Clint Eastwood has had an illustrious career both in front of and behind the camera with, at least to me, few blemishes, though one such stain was The 15:17 to Paris a film that was bad in just about every respect to the point I wondered if perhaps Eastwood lost his touch, though one has to remember both Sully and American Sniper (fake baby withstanding) were solid dramas. Now perhaps in his final on-screen performance is The Mule, one of those inspired by a true story films which indeed has maybe a strand of the real life tale behind of Leo Sharp.

The plot follows Earl Stone (CLINT EASTWOOD), a 90-year-old man who is broke and pretty much ostracized from his family due his neglect over the years, including that of missing his daughter’s (ALISON EASTWOOD) wedding. When his horticulture business goes under, and desperate for money, he accepts the deal to transport a “package” from one location to another, for what was supposed to be a one-time deal. However, with the good money, he takes on more runs later discovering he has become a drug mule for a Mexican drug cartel and, eventually, even catches the eye of its leader (ANDY GARCIA).

But with each run and the money increases, Stone’s life is endangered as the cartel, under a more brutal leadership, has their hooks in him. On the trail of this cartel is DEA Agent Colin Bates (BRADLEY COOPER) who is hunting down this mule who got on their radar with the amount of drugs being transported. Meanwhile, Stone also attempts to reconcile with his ex-wife (DIANNE WIEST) and daughter.

The Mule, like Sully before, isn’t a powerhouse of a drama or anything but instead a nice little film telling a basic but tried and true story with some obvious plot points and on-the-nose dialogue-turned-allegory, in one scene at least. Still, while the supporting cast are all fine, if not serviceable in the case of Bradley Cooper as the investigation part takes a backseat, the focal point is Clint Eastwood who gives a great performance in what is considered his final performance, though seems to be going strong enough to continue directing.

Speaking of which, Eastwood has never really been a stylistic director, pretty much allowing the performances to speak for it rather than having some odd angles or framing distract from the story at hand. And here he’s proven himself once more, nothing terribly stands out yet still with the somewhat slow and methodical pacing, gives the story more than enough room to breathe as well as give a more sympathetic view of the Stone character.

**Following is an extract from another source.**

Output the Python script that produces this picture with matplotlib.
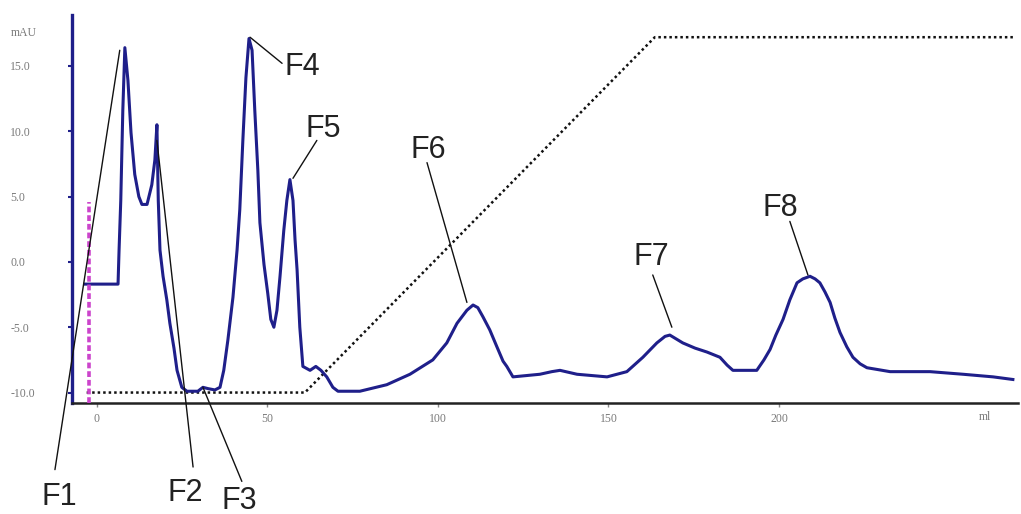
import matplotlib
matplotlib.use("Agg")
import matplotlib.pyplot as plt
import numpy as np

plt.rcParams['axes.unicode_minus'] = False

# ---- data ----
volume_ml = [-3.5, 6.2, 6.5, 7.0, 7.6, 8.2, 9.1, 10.0, 11.1, 12.3, 13.2, 14.7, 16.1, 17.0, 17.6,
             18.0, 18.5, 19.4, 20.5, 21.4, 22.6, 23.5, 24.9, 26.4, 29.6, 31.1, 32.6, 34.6, 36.1,
             37.2, 38.4, 39.9, 41.1, 41.9, 42.8, 43.7, 44.6, 45.5, 46.3, 47.2, 47.8, 49.0, 50.1,
             51.0, 51.9, 52.8, 53.7, 54.8, 55.7, 56.6, 57.5, 58.1, 58.7, 59.5, 60.4, 62.5, 64.2,
             65.7, 67.4, 69.2, 70.7, 77.1, 85.0, 91.8, 98.5, 102.6, 105.6, 108.5, 110.3, 111.7,
             113.2, 115.2, 117.3, 119.1, 120.2, 122.0, 129.9, 133.4, 135.8, 140.8, 149.6, 155.4,
             160.1, 164.2, 166.6, 168.0, 171.8, 175.4, 178.9, 182.7, 184.8, 186.5, 193.5, 195.6,
             197.4, 199.1, 201.2, 203.2, 205.3, 207.0, 209.1, 210.6, 212.0, 213.5, 215.0, 216.4,
             217.9, 219.9, 221.7, 223.8, 225.8, 232.6, 244.3, 254.0, 262.8, 268.6]
absorbance_mau = [-1.7, -1.7, 0.9, 4.7, 11.6, 16.4, 13.9, 9.9, 6.7, 5.0, 4.4, 4.4, 5.9, 7.8, 10.5,
                  4.7, 0.9, -1.1, -2.9, -4.7, -6.6, -8.3, -9.6, -9.9, -9.9, -9.6, -9.7, -9.8, -9.6,
                  -8.3, -6.0, -2.7, 0.9, 4.0, 9.3, 14.1, 17.1, 16.2, 11.6, 7.0, 3.0, -0.2, -2.4,
                  -4.4, -5.0, -3.7, -1.1, 2.4, 4.7, 6.3, 4.7, 1.7, -0.6, -5.0, -8.0, -8.3, -8.0,
                  -8.3, -8.8, -9.6, -9.9, -9.9, -9.4, -8.6, -7.5, -6.2, -4.7, -3.7, -3.3, -3.5,
                  -4.2, -5.2, -6.5, -7.6, -8.0, -8.8, -8.6, -8.4, -8.3, -8.6, -8.8, -8.4,
                  -7.3, -6.2, -5.7, -5.6, -6.2, -6.6, -6.9, -7.3, -7.9, -8.3, -8.3, -7.5,
                  -6.7, -5.6, -4.4, -2.9, -1.6, -1.3, -1.1, -1.3, -1.6, -2.3, -3.1, -4.3,
                  -5.4, -6.5, -7.3, -7.8, -8.1, -8.4, -8.4, -8.6, -8.8, -9.0]

gradient_ml = [-3.0, 61.0, 163.6, 269.2]
gradient_level = [-10.0, -10.0, 17.2, 17.2]

injection_ml = -2.3
injection_top = 4.6

y_ticks = [-10, -5, 0, 5, 10, 15]
y_tick_labels = ["-10.0", "-5.0", "0.0", "5.0", "10.0", "15.0"]
x_ticks = [0, 50, 100, 150, 200]
x_tick_labels = ["0", "50", "100", "150", "200"]

fractions = ["F1", "F2", "F3", "F4", "F5", "F6", "F7", "F8"]
# label centre, leader start, leader end (data units)
label_pos = [(-10.9, -18.0), (25.8, -17.7), (41.9, -18.3), (60.1, 14.9),
             (66.3, 10.2), (97.1, 8.6), (162.5, 0.4), (200.3, 4.1)]
leader_start = [(-12.3, -15.9), (28.2, -15.7), (42.5, -16.8), (54.3, 15.2),
                (64.5, 9.3), (96.8, 7.6), (163.0, -1.0), (203.2, 3.1)]
leader_end = [(6.7, 16.2), (17.6, 9.3), (31.1, -9.6), (44.9, 17.2),
              (57.5, 6.4), (108.5, -3.1), (168.6, -5.0), (208.5, -1.0)]

# ---- figure ----
W, H = 1021, 514
fig = plt.figure(figsize=(W / 100, H / 100), dpi=100)
fig.patch.set_facecolor('white')
ax = fig.add_axes([72 / W, 1 - 403 / H, (1018 - 72) / W, (403 - 15) / H])
ax.set_xlim(-7.3, 270.1)
ax.set_ylim(-10.8, 18.9)

navy = '#1f1f8a'
ax.plot(volume_ml, absorbance_mau, color=navy, lw=2.2, solid_joinstyle='round', zorder=4)
ax.plot(gradient_ml, gradient_level, color='#111111', lw=1.8, linestyle=(0, (1, 1.2)), zorder=3)
ax.plot([injection_ml, injection_ml], [ax.get_ylim()[0], injection_top], color='#cc44cc',
        lw=2.6, linestyle=(0, (1.6, 0.8)), zorder=5, clip_on=False)

for s in ['top', 'right']:
    ax.spines[s].set_visible(False)
ax.spines['left'].set_color(navy)
ax.spines['left'].set_linewidth(2.4)
ax.spines['bottom'].set_color('#222222')
ax.spines['bottom'].set_linewidth(1.8)

ax.set_yticks(y_ticks)
ax.set_yticklabels(y_tick_labels)
ax.set_xticks(x_ticks)
ax.set_xticklabels(x_tick_labels)
ax.tick_params(axis='y', length=3, width=1.5, color=navy, direction='out',
               labelsize=8.5, labelcolor='#7a7a7a', pad=41.5)
for lab in ax.get_yticklabels():
    lab.set_horizontalalignment('left')
    lab.set_fontfamily('Liberation Serif')
ax.tick_params(axis='x', length=3, width=1, color='#888888', direction='out',
               labelsize=8.5, labelcolor='#7a7a7a', pad=4)
for lab in ax.get_xticklabels():
    lab.set_fontfamily('Liberation Serif')

ax.text(-0.065, 0.953, "mAU", transform=ax.transAxes, fontsize=8.5, color='#7a7a7a',
        family='Liberation Serif', ha='left', va='center')
ax.text(260.4, -0.036, "ml", transform=ax.get_xaxis_transform(), fontsize=8.5,
        color='#7a7a7a', family='Liberation Serif', ha='center', va='center')

for name, lp, ls, le in zip(fractions, label_pos, leader_start, leader_end):
    ax.annotate('', xy=le, xytext=ls, xycoords='data', textcoords='data',
                arrowprops=dict(arrowstyle='-', color='#111111', lw=1.0,
                                shrinkA=0, shrinkB=0),
                annotation_clip=False, zorder=6)
    ax.text(lp[0], lp[1], name, fontsize=22, color='#222222', family='Liberation Sans',
            ha='center', va='center', clip_on=False)

fig.savefig('out.png', dpi=100, facecolor='white')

Even though there is only a kernel of the true story, something which I normally dislike with these type of movies (see: The Imitation Game), the fact that Eastwood and others chose not to use the real names and timeline and just use the idea of an elderly drug mule was good enough, plus unlike The Imitation Game, The Mule didn’t portend to have some societal message for the audience, doesn’t even have one on the effects of drug usage in America and the ineffectiveness of the ostensible “war on drugs”.

In the end, The Mule is a pretty good movie. Nothing more, nothing less and probably was on the edge of my four star rating, if not for Clint Eastwood’s great performance and an effective, and appealing, enough plot.

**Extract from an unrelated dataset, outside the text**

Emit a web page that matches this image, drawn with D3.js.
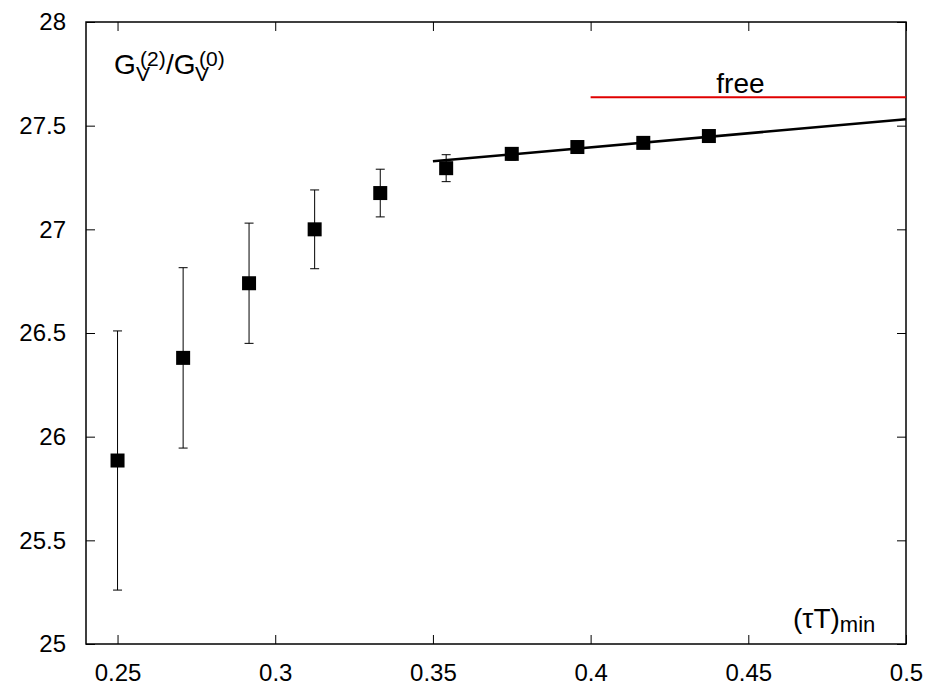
<!DOCTYPE html>
<html>
<head>
<meta charset="utf-8">
<script src="https://cdn.jsdelivr.net/npm/d3@7/dist/d3.min.js"></script>
<style>
  body { margin: 0; background: #fff; }
  text { font-family: "Liberation Sans", Arial, sans-serif; fill: #000; }
</style>
</head>
<body>
<svg width="929" height="687"></svg>
<script>
// data
var tauMin = [0.25, 0.2708, 0.2917, 0.3125, 0.3333, 0.3542, 0.375, 0.3958, 0.4167, 0.4375];
var ratio  = [25.885, 26.38, 26.74, 27.00, 27.175, 27.295, 27.364, 27.397, 27.417, 27.45];
var errs   = [0.625, 0.435, 0.29, 0.19, 0.115, 0.065, 0.03, 0.02, 0.02, 0.02];
var fitX = [0.35, 0.5];
var fitY = [27.328, 27.531];
var freeX = [0.4, 0.5];
var freeValue = 27.637;
var xTicks = [0.25, 0.3, 0.35, 0.4, 0.45, 0.5];
var yTicks = [25, 25.5, 26, 26.5, 27, 27.5, 28];

var svg = d3.select("svg"),
    width = +svg.attr("width"),
    height = +svg.attr("height");

var margin = {left: 86, right: 23, top: 22, bottom: 43};
var x = d3.scaleLinear().domain([0.24, 0.5]).range([margin.left, width - margin.right]);
var y = d3.scaleLinear().domain([25, 28]).range([height - margin.bottom, margin.top]);

var tickLen = 9;

// axes (ticks point inward, mirrored on all four sides)
svg.append("g")
    .attr("transform", "translate(0," + y(25) + ")")
    .call(d3.axisBottom(x).tickValues(xTicks).tickSizeInner(-tickLen).tickSizeOuter(0).tickPadding(20)
      .tickFormat(function(d){ return String(+d.toFixed(2)) }))
    .call(function(g){ g.select(".domain").remove() });
svg.append("g")
    .attr("transform", "translate(0," + y(28) + ")")
    .call(d3.axisTop(x).tickValues(xTicks).tickSizeInner(-tickLen).tickSizeOuter(0).tickFormat(""))
    .call(function(g){ g.select(".domain").remove() });
svg.append("g")
    .attr("transform", "translate(" + x(0.24) + ",0)")
    .call(d3.axisLeft(y).tickValues(yTicks).tickSizeInner(-tickLen).tickSizeOuter(0).tickPadding(20)
      .tickFormat(function(d){ return String(d) }))
    .call(function(g){ g.select(".domain").remove() });
svg.append("g")
    .attr("transform", "translate(" + x(0.5) + ",0)")
    .call(d3.axisRight(y).tickValues(yTicks).tickSizeInner(-tickLen).tickSizeOuter(0).tickFormat(""))
    .call(function(g){ g.select(".domain").remove() });

svg.selectAll(".tick text").style("font-size", "24px").attr("font-family", "Liberation Sans, Arial, sans-serif");
svg.selectAll(".tick line").attr("stroke", "#000").attr("stroke-width", 1);

// frame
svg.append("rect")
    .attr("x", x(0.24)).attr("y", y(28))
    .attr("width", x(0.5) - x(0.24)).attr("height", y(25) - y(28))
    .attr("fill", "none").attr("stroke", "#000").attr("stroke-width", 1.5);

// free value
svg.append("line")
    .attr("x1", x(freeX[0])).attr("x2", x(freeX[1]))
    .attr("y1", y(freeValue)).attr("y2", y(freeValue))
    .attr("stroke", "#e00000").attr("stroke-width", 2);
svg.append("text")
    .attr("x", x(0.4475)).attr("y", y(freeValue) - 4)
    .attr("text-anchor", "middle").style("font-size", "28px")
    .text("free");

// linear fit
svg.append("path")
    .datum(d3.zip(fitX, fitY))
    .attr("d", d3.line().x(function(d){ return x(d[0]) }).y(function(d){ return y(d[1]) }))
    .attr("fill", "none").attr("stroke", "#000").attr("stroke-width", 2.5);

// error bars
var pts = d3.zip(tauMin, ratio, errs);
var eb = svg.append("g").attr("stroke", "#000").attr("stroke-width", 1);
eb.selectAll("line.v").data(pts).enter().append("line")
    .attr("x1", function(d){ return x(d[0]) }).attr("x2", function(d){ return x(d[0]) })
    .attr("y1", function(d){ return y(d[1] + d[2]) }).attr("y2", function(d){ return y(d[1] - d[2]) });
eb.selectAll("line.t").data(pts).enter().append("line")
    .attr("x1", function(d){ return x(d[0]) - 4.5 }).attr("x2", function(d){ return x(d[0]) + 4.5 })
    .attr("y1", function(d){ return y(d[1] + d[2]) }).attr("y2", function(d){ return y(d[1] + d[2]) });
eb.selectAll("line.b").data(pts).enter().append("line")
    .attr("x1", function(d){ return x(d[0]) - 4.5 }).attr("x2", function(d){ return x(d[0]) + 4.5 })
    .attr("y1", function(d){ return y(d[1] - d[2]) }).attr("y2", function(d){ return y(d[1] - d[2]) });

// squares
var s = 14;
svg.selectAll("rect.pt").data(pts).enter().append("rect")
    .attr("x", function(d){ return x(d[0]) - s / 2 })
    .attr("y", function(d){ return y(d[1]) - s / 2 })
    .attr("width", s).attr("height", s).attr("fill", "#000");

// y label: G_V^(2)/G_V^(0), sub and sup stacked
function stacked(g, x0, base, sub, sup) {
  g.append("text").attr("x", x0).attr("y", base + 7).style("font-size", "21px").text(sub);
  g.append("text").attr("x", x0 + 4).attr("y", base - 8).style("font-size", "21px").text(sup);
}
var yl = svg.append("g");
yl.append("text").attr("x", 114).attr("y", 74).style("font-size", "28px").text("G");
stacked(yl, 136, 74, "V", "(2)");
yl.append("text").attr("x", 166).attr("y", 74).style("font-size", "28px").text("/G");
stacked(yl, 195, 74, "V", "(0)");

// x label
var xl = svg.append("text").attr("x", 793).attr("y", 628).style("font-size", "28px");
xl.append("tspan").text("(\u03C4T)");
xl.append("tspan").attr("dy", 4).style("font-size", "22px").text("min");
</script>
</body>
</html>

This release comes with a glossy slip cover and inside a redemption code for the Digital HD copy. Not heavy on features, but there is The Making of The Mule: Nobody Runs Forever (10:59) featurette with interviews by the filmmakers including Eastwood and other actors (Cooper, Fishburne, Garcia, Peña, etc.) talking about the characters and the story, and includes behind-the-scenes footage and the Music Video (2:54) for “Don’t Let the Old Man In” by Toby Keith.

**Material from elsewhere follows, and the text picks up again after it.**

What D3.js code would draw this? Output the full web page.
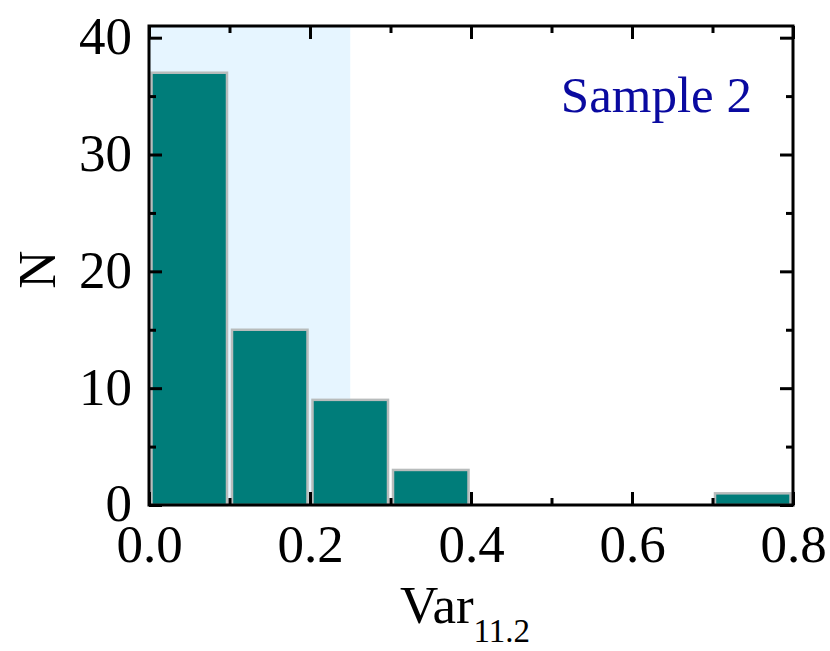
<!DOCTYPE html>
<html>
<head>
<meta charset="utf-8">
<script src="https://cdn.jsdelivr.net/npm/d3@7"></script>
<style>
  body { margin: 0; background: #fff; }
  svg { display: block; }
  text { font-family: "Liberation Serif", "Times New Roman", serif; }
</style>
</head>
<body>
<svg id="chart" width="830" height="651"></svg>
<script>
// Data
const binStarts = [0.0, 0.1, 0.2, 0.3, 0.7];
const binWidth = 0.1;
const counts = [37, 15, 9, 3, 1];
const shadeRange = [0.0, 0.25];
const xTickValues = [0.0, 0.2, 0.4, 0.6, 0.8];
const xTickLabels = ["0.0", "0.2", "0.4", "0.6", "0.8"];
const xMinorTicks = [0.1, 0.3, 0.5, 0.7];
const yTickValues = [0, 10, 20, 30, 40];
const yTickLabels = ["0", "10", "20", "30", "40"];
const yMinorTicks = [5, 15, 25, 35];
const sampleLabel = "Sample 2";

const svg = d3.select("#chart");
const m = { left: 149, right: 830 - 793, top: 26, bottom: 651 - 505 };
const W = 830 - m.left - m.right;
const H = 651 - m.top - m.bottom;

const x = d3.scaleLinear().domain([0, 0.8]).range([0, W]);
const y = d3.scaleLinear().domain([0, 41]).range([H, 0]);

const g = svg.append("g").attr("transform", `translate(${m.left},${m.top})`);

// shaded region
g.append("rect")
  .attr("x", x(shadeRange[0]))
  .attr("y", 0)
  .attr("width", x(shadeRange[1]) - x(shadeRange[0]))
  .attr("height", H)
  .attr("fill", "#e6f5ff");

// bars
const data = binStarts.map((s, i) => ({ s, c: counts[i] }));
g.selectAll("rect.bar").data(data).enter().append("rect")
  .attr("class", "bar")
  .attr("x", d => x(d.s) + 2.5)
  .attr("y", d => y(d.c))
  .attr("width", d => x(d.s + binWidth) - x(d.s) - 5)
  .attr("height", d => y(0) - y(d.c))
  .attr("fill", "#007d7a")
  .attr("stroke", "#b8bcbc")
  .attr("stroke-width", 2.5);

// axes with inward ticks
const tickStyle = sel => {
  sel.select(".domain").remove();
  sel.selectAll("line").attr("stroke", "#000").attr("stroke-width", 3);
};
const fontSize = 53;

// bottom major
g.append("g").attr("transform", `translate(0,${H})`)
  .call(d3.axisBottom(x).tickValues(xTickValues).tickSize(-13).tickPadding(21)
    .tickFormat((d, i) => xTickLabels[i]))
  .call(tickStyle)
  .call(s => s.selectAll("text").attr("font-size", fontSize).attr("fill", "#000")
    .attr("dy", "0.68em"));
// bottom minor
g.append("g").attr("transform", `translate(0,${H})`)
  .call(d3.axisBottom(x).tickValues(xMinorTicks).tickSize(-7).tickFormat(""))
  .call(tickStyle);
// top
g.append("g")
  .call(d3.axisTop(x).tickValues(xTickValues).tickSize(-13).tickFormat(""))
  .call(tickStyle);
g.append("g")
  .call(d3.axisTop(x).tickValues(xMinorTicks).tickSize(-7).tickFormat(""))
  .call(tickStyle);
// left
g.append("g")
  .call(d3.axisLeft(y).tickValues(yTickValues).tickSize(-13).tickPadding(17)
    .tickFormat((d, i) => yTickLabels[i]))
  .call(tickStyle)
  .call(s => s.selectAll("text").attr("font-size", fontSize).attr("fill", "#000")
    .attr("dy", "0.3em"));
g.append("g")
  .call(d3.axisLeft(y).tickValues(yMinorTicks).tickSize(-7).tickFormat(""))
  .call(tickStyle);
// right
g.append("g").attr("transform", `translate(${W},0)`)
  .call(d3.axisRight(y).tickValues(yTickValues).tickSize(-13).tickFormat(""))
  .call(tickStyle);
g.append("g").attr("transform", `translate(${W},0)`)
  .call(d3.axisRight(y).tickValues(yMinorTicks).tickSize(-7).tickFormat(""))
  .call(tickStyle);

// frame
g.append("rect").attr("x", 0).attr("y", 0).attr("width", W).attr("height", H)
  .attr("fill", "none").attr("stroke", "#000").attr("stroke-width", 3);

// Sample label
g.append("text")
  .attr("x", 752 - m.left)
  .attr("y", 86)
  .attr("text-anchor", "end")
  .attr("font-size", 51)
  .attr("fill", "#0a0aa0")
  .text(sampleLabel);

// Y axis label
svg.append("text")
  .attr("transform", `translate(55,${m.top + H / 2 + 4}) rotate(-90)`)
  .attr("text-anchor", "middle")
  .attr("font-size", 53)
  .attr("fill", "#000")
  .text("N");

// X axis label
const xl = svg.append("text")
  .attr("x", 400)
  .attr("y", 623)
  .attr("font-size", 53)
  .attr("fill", "#000");
xl.append("tspan").text("Var");
xl.append("tspan").attr("font-size", 33).attr("dy", 19).text("11.2");
</script>
</body>
</html>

4K VIDEO – 4.5/5 | BD VIDEO – 4.25

Warner Brothers releases The Mule onto the 4K format where it is presented with a 2.40 widescreen aspect ratio and given a 2160p high-definition transfer (1080p for the included Blu-ray). This isn’t exactly the most brilliant looking movie I’ve come across on 4K but still detail is fairly sharp and while I didn’t feel the HDR aided all that much with the colors, as it seems Eastwood shot the movie with a more naturalistic look anyway. The Blu-ray disc is equally as good looking also with sharpness to the picture though it was a noticeable difference versus its 4K counterpart.

AUDIO – 4.0/5

No Dolby Atmos track, unfortunately though considering the bulk of the movie is ambient noises, a score and dialogue, the included DTS-HD Master Audio 5.1 track is more than enough.


OVERALL – 3.75/5

The Mule isn’t some profound film and even as a character drama, not terrible exceptional, but seeing Clint Eastwood back in front of the camera and delivering a great performance is well worth the cost of admission. This 4K UHD release from Warner Brothers offers up respectable audio and video transfers and some okay bit of bonus material.




The screen captures came from the Blu-ray copy and are here to add visuals to the review and do not represent the 4K video.